For decades, Barrera manufactured hundreds of tons of cocaine annually in Colombia and trafficked it to various parts of the world, including the United States, and laundered tens of millions of dollars in proceeds from that narcotics trafficking activity.

In March 2010, the U.S. Department of the Treasury’s Office of Foreign Assets Control designated Barrera as a “Special Designated Narcotics Trafficker,” pursuant to the Foreign Narcotics Kingpin Designation Act.  Barrera was arrested in Venezuela on September 18, 2012.  Thereafter, he was sent to Colombia, from where the United States sought and obtained Barrera’s extradition.  Barrera was extradited from Colombia to the Southern District of New York on July 9, 2013.

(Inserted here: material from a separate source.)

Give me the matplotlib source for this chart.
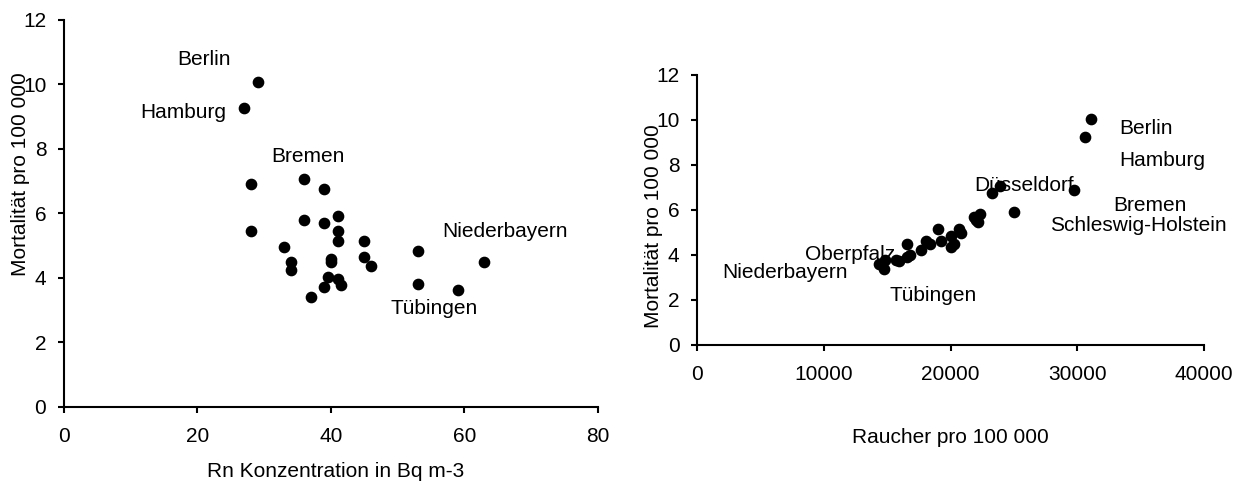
import matplotlib
matplotlib.use("Agg")
import matplotlib.pyplot as plt

plt.rcParams['font.family'] = ['Liberation Sans', 'DejaVu Sans']

# Radon concentration vs. lung cancer mortality per region
radon = [29, 27, 28, 28, 36, 39, 36, 39, 41, 41, 41, 33, 34, 34,
         40, 40, 45, 45, 46, 39.5, 41, 41.5, 39, 37, 53, 53, 59, 63]
mort_radon = [10.08, 9.27, 6.90, 5.47, 7.08, 6.77, 5.81, 5.70, 5.92, 5.45, 5.15, 4.97, 4.48, 4.26,
              4.59, 4.48, 5.16, 4.64, 4.36, 4.04, 3.98, 3.77, 3.72, 3.40, 4.85, 3.82, 3.62, 4.50]

radon_names = ["Berlin", "Hamburg", "Bremen", "Niederbayern", "Tübingen"]
radon_name_x = [21.0, 17.9, 36.5, 66.1, 55.5]
radon_name_y = [10.76, 9.12, 7.78, 5.44, 3.04]

# Smokers vs. lung cancer mortality per region
smokers = [31100, 30600, 29700, 23900, 23250, 25000, 22350, 21850, 22150, 22000,
           19000, 20700, 20850, 20000, 18050, 18350, 19250, 20250, 20000, 16550,
           17650, 16800, 16600, 15900, 14800, 14350, 14750, 15700]
mort_smokers = [10.05, 9.25, 6.90, 7.07, 6.75, 5.90, 5.80, 5.70, 5.45, 5.55,
                5.15, 5.15, 4.97, 4.85, 4.60, 4.47, 4.60, 4.50, 4.35, 4.50,
                4.22, 4.02, 3.92, 3.72, 3.78, 3.62, 3.38, 3.78]

smoker_names = ["Berlin", "Hamburg", "Düsseldorf", "Bremen", "Schleswig-Holstein",
                "Oberpfalz", "Niederbayern", "Tübingen"]
smoker_name_x = [35400, 36700, 25830, 35730, 34790, 12065, 6975, 18600]
smoker_name_y = [9.62, 8.18, 7.10, 6.21, 5.32, 4.01, 3.21, 2.20]

fs = 15

fig = plt.figure(figsize=(12.47, 4.90), dpi=100)
ax1 = fig.add_axes([0.0513, 0.1694, 0.4282, 0.790])
ax2 = fig.add_axes([0.559, 0.296, 0.4066, 0.551])


def style_axes(ax):
    for side in ['top', 'right']:
        ax.spines[side].set_visible(False)
    for side in ['left', 'bottom']:
        ax.spines[side].set_linewidth(1.5)
    ax.tick_params(axis='both', direction='out', length=4.2, width=1.5, labelsize=fs)
    ax.tick_params(axis='x', pad=10)
    ax.tick_params(axis='y', pad=8.5)


ax1.plot(radon, mort_radon, 'o', color='black', markersize=7.4, zorder=3, clip_on=False)
for name, x, y in zip(radon_names, radon_name_x, radon_name_y):
    ax1.text(x, y, name, fontsize=fs, ha='center', va='center')
ax1.set_xlim(0, 80)
ax1.set_ylim(0, 12)
ax1.set_xticks([0, 20, 40, 60, 80])
ax1.set_yticks([0, 2, 4, 6, 8, 10, 12])
style_axes(ax1)

ax2.plot(smokers, mort_smokers, 'o', color='black', markersize=7.4, zorder=3, clip_on=False)
for name, x, y in zip(smoker_names, smoker_name_x, smoker_name_y):
    ax2.text(x, y, name, fontsize=fs, ha='center', va='center')
ax2.set_xlim(0, 40000)
ax2.set_ylim(0, 12)
ax2.set_xticks([0, 10000, 20000, 30000, 40000])
ax2.set_yticks([0, 2, 4, 6, 8, 10, 12])
style_axes(ax2)

# axis titles placed by hand, they overlap the tick labels a bit
fig.text(0.0168, 0.645, "Mortalität pro 100 000", rotation=90, fontsize=fs, ha='center', va='center')
fig.text(0.269, 0.037, "Rn Konzentration in Bq m-3", fontsize=fs, ha='center', va='center')
fig.text(0.524, 0.538, "Mortalität pro 100 000", rotation=90, fontsize=fs, ha='center', va='center')
fig.text(0.762, 0.108, "Raucher pro 100 000", fontsize=fs, ha='center', va='center')

fig.savefig("out.png", dpi=100)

From 1998 until 2010, Barrera ran a cocaine manufacturing and trafficking syndicate out of Colombia.  Barrera purchased the raw cocaine base or paste from the designated terrorist group Fuerzas Armadas Revolucionarias de Colombia (the “FARC”).  The FARC, which has been dedicated to the violent overthrow of the democratically elected Government of Colombia, has been the world’s largest supplier of cocaine and has engaged in bombings, massacres, kidnappings, and other acts of violence within Colombia.

After purchasing the raw cocaine base from the FARC, Barrera converted the raw cocaine into powder at laboratories he owned and operated in an area of Colombia controlled by the since demobilized terrorist group, Autodefensas Unidas de Colombia (the “AUC”).  For years, the AUC’s main political objective was to defeat the FARC in armed conflict, and it financed its terrorist activities through the proceeds of cocaine trafficking in AUC-controlled regions of Colombia.  At the time of Barrera’s criminal conduct, the FARC and the AUC were both designated by the U.S. Department of State as Foreign Terrorist Organizations.

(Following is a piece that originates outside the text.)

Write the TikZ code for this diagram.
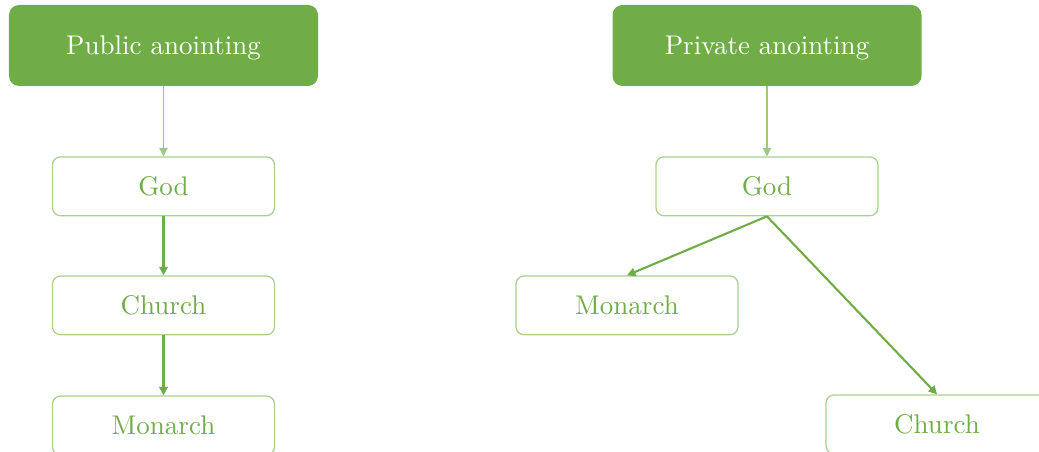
\documentclass[tikz,border=0pt]{standalone}
\usepackage{fontspec}
\usetikzlibrary{positioning,arrows.meta}

\newfontfamily\boxfont{lmroman10-regular}[Extension=.otf]
\definecolor{leaf}{HTML}{70AD47}
\definecolor{leaflight}{HTML}{A9D18E}

\tikzset{
  head/.style={rectangle, rounded corners=0.25cm, fill=leaf, text=white,
    minimum width=7.725cm, minimum height=2.025cm, inner sep=0pt, text depth=0pt,
    font=\boxfont\fontsize{19.2}{23}\selectfont},
  item/.style={rectangle, rounded corners=0.2cm, draw=leaflight, line width=0.9pt,
    fill=white, text=leaf, minimum width=5.55cm, minimum height=1.47cm, inner sep=0pt,
    font=\boxfont\fontsize{19.2}{23}\selectfont},
  link/.style={-{Triangle[length=6pt,width=6pt]}, draw=leaf, line width=1.5pt},
  thinlink/.style={-{Triangle[length=6pt,width=6pt]}, draw=leaflight!80!leaf, line width=0.8pt}
}

\begin{document}
\begin{tikzpicture}

  \useasboundingbox (0,0) rectangle (25.975,-11.3);
  \clip (0,0) rectangle (25.975,-11.3);

  \node[head] (pub) at (4.0875,-1.1375) {Public anointing};
  \node[item, below=1.75cm of pub] (lgod) {God};
  \node[item, below=1.475cm of lgod] (lchurch) {Church};
  \node[item, below=1.5cm of lchurch] (lmon) {Monarch};

  \node[head] (priv) at (19.175,-1.1375) {Private anointing};
  \node[item, below=1.75cm of priv] (rgod) {God};
  \node[item, below=1.475cm of rgod, xshift=-3.5cm] (rmon) {Monarch};
  \node[item, below=4.45cm of rgod, xshift=4.25cm] (rchurch) {Church};

  \draw[thinlink] (pub) -- (lgod); %
  \draw[link] (lgod) -- (lchurch); %
  \draw[link] (lchurch) -- (lmon); %

  \draw[thinlink] (priv) -- (rgod); %
  \draw[link] (rgod.south) -- (rmon.north); %
  \draw[link] (rgod.south) -- (rchurch.north); %

\end{tikzpicture}
\end{document}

After processing the cocaine powder in his laboratories, Barrera arranged for the shipment and transportation of the cocaine powder to locations on four continents, including the United States.  Although Barrera purchased raw materials for cocaine production from the FARC, he was able to maintain his network of cocaine-processing laboratories in AUC-controlled territory, in part by paying monthly “taxes” to the AUC.  The fees Barrera paid to the AUC also allowed him to move the processed cocaine safely through and out of Colombia.

Barrera additionally protected his massive cocaine shipments by regularly directing acts of violence and intimidation, including ordering many murders.  In order to support this violent protection of his drug trafficking, Barrera traded cocaine for hundreds of AK-47 rifles to arm his security forces and take control of the rural areas of Colombia where his drug laboratories were located.

Each month, Barrera processed approximately 5,000 kilograms of raw cocaine base into about the same amount of cocaine powder, resulting in approximately 60,000 kilograms of cocaine annually and approximately 720,000 kilograms during the course of the conspiracy.  In total, Barrera reaped tens of millions of dollars of profits from cocaine trafficking, which he laundered through illicit means.